Effects with different names can affect a creature at the same time.
In the Dungeon Master's Guide on page 252, the rules for combining game effects say:
Different game features can affect a target at the same time. But when two or more game features have the same name, only the effects of one of them—the most potent one—apply while the durations of the effects overlap. For example, if a target is ignited by a fire elemental’s Fire Form trait, the ongoing fire damage doesn’t increase if the burning target is subjected to that trait again. Game features include spells, class features, feats, racial traits, monster abilities, and magic items. See the related rule in the “Combining Magical Effects” section of chapter 10 in the Player’s Handbook.
So these two features, Necrotic Shroud and Wrathful Smite, can affect a creature at the same time. What does this mean?
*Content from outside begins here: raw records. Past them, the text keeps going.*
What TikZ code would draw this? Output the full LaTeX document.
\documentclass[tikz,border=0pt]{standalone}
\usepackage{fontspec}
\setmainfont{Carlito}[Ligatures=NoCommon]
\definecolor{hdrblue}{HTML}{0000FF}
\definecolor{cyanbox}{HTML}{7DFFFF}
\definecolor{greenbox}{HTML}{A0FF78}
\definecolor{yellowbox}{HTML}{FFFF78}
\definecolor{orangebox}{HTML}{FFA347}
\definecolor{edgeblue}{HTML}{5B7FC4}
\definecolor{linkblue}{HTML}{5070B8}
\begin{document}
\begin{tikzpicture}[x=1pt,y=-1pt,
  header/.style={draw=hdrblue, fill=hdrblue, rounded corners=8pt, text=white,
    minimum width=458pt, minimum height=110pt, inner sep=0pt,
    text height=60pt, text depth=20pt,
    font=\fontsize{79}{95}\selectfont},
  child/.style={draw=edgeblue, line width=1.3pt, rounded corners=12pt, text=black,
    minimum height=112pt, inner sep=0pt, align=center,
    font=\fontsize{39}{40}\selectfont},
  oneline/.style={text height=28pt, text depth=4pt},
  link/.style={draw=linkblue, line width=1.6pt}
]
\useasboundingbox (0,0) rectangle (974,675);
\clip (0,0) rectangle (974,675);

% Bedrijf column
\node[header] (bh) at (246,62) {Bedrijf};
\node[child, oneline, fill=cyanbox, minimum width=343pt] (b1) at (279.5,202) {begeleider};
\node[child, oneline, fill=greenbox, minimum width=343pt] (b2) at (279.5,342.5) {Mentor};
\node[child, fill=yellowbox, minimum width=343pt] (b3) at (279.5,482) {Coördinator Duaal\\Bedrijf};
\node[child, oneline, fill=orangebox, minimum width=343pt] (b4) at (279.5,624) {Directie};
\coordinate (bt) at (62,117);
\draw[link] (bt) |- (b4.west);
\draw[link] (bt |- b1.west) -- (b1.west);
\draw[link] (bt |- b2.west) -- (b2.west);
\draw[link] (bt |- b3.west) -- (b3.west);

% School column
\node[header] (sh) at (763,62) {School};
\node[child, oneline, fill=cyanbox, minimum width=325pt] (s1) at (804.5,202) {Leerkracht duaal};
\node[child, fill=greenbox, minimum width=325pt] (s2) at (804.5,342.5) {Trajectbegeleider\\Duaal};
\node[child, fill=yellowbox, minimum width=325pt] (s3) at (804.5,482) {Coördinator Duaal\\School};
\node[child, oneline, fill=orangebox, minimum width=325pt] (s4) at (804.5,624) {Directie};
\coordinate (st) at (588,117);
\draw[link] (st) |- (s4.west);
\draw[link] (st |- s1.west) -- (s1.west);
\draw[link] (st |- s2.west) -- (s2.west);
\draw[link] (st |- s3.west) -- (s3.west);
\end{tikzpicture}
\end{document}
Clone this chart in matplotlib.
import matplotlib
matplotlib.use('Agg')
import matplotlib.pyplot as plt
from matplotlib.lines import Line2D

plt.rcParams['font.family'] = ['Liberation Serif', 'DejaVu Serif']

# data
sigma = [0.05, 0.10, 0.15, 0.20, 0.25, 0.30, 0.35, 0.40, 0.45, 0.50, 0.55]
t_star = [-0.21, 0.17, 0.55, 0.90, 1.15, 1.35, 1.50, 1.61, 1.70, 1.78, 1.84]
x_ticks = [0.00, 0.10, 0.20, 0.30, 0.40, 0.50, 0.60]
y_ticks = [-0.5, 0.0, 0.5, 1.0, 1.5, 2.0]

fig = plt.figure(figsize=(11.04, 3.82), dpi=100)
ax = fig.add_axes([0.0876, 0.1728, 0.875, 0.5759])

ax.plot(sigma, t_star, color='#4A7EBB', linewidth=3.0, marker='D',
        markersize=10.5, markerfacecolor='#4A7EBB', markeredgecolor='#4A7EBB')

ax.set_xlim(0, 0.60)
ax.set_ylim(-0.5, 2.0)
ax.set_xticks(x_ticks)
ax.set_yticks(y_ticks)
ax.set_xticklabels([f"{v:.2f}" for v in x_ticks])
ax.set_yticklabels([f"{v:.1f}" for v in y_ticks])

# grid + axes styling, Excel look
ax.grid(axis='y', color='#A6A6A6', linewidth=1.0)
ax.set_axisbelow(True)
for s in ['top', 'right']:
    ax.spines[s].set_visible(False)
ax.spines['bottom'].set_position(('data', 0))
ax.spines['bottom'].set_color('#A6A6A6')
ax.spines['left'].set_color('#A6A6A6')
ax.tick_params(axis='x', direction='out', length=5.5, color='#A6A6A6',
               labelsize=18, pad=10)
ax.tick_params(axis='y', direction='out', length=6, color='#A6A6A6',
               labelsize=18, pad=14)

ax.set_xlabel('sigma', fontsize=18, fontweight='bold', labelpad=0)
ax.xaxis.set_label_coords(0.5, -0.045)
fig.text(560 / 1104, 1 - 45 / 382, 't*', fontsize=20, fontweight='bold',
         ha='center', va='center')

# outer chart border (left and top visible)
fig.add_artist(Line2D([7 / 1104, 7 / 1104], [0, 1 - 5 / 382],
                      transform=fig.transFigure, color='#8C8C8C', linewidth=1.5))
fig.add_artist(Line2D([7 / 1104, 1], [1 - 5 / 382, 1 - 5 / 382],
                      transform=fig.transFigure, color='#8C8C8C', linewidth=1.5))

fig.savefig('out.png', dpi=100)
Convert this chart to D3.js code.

It does not mean that the creature is twice as frightened, the frightened condition is only meaningfully applied once, but it means that both sources of the effect must be resolved before the creature is no longer frightened of the source of fear.
Guidance on simultaneous effects from Xanathar's Guide to Everything on page 77 suggests that the player (or the DM) controlling the creature gets to choose which save to roll first:
Most effects in the game happen in succession, following an order set by the rules or the DM. In rare cases, effects can happen at the same time, especially at the start or end of a creature’s turn. If two or more things happen at the same time on a character or monster’s turn, the person at the game table — whether player or DM — who controls that creature decides the order in which those things happen. For example, if two effects occur at the end of a player character’s turn, the player decides which of the two effects happens first.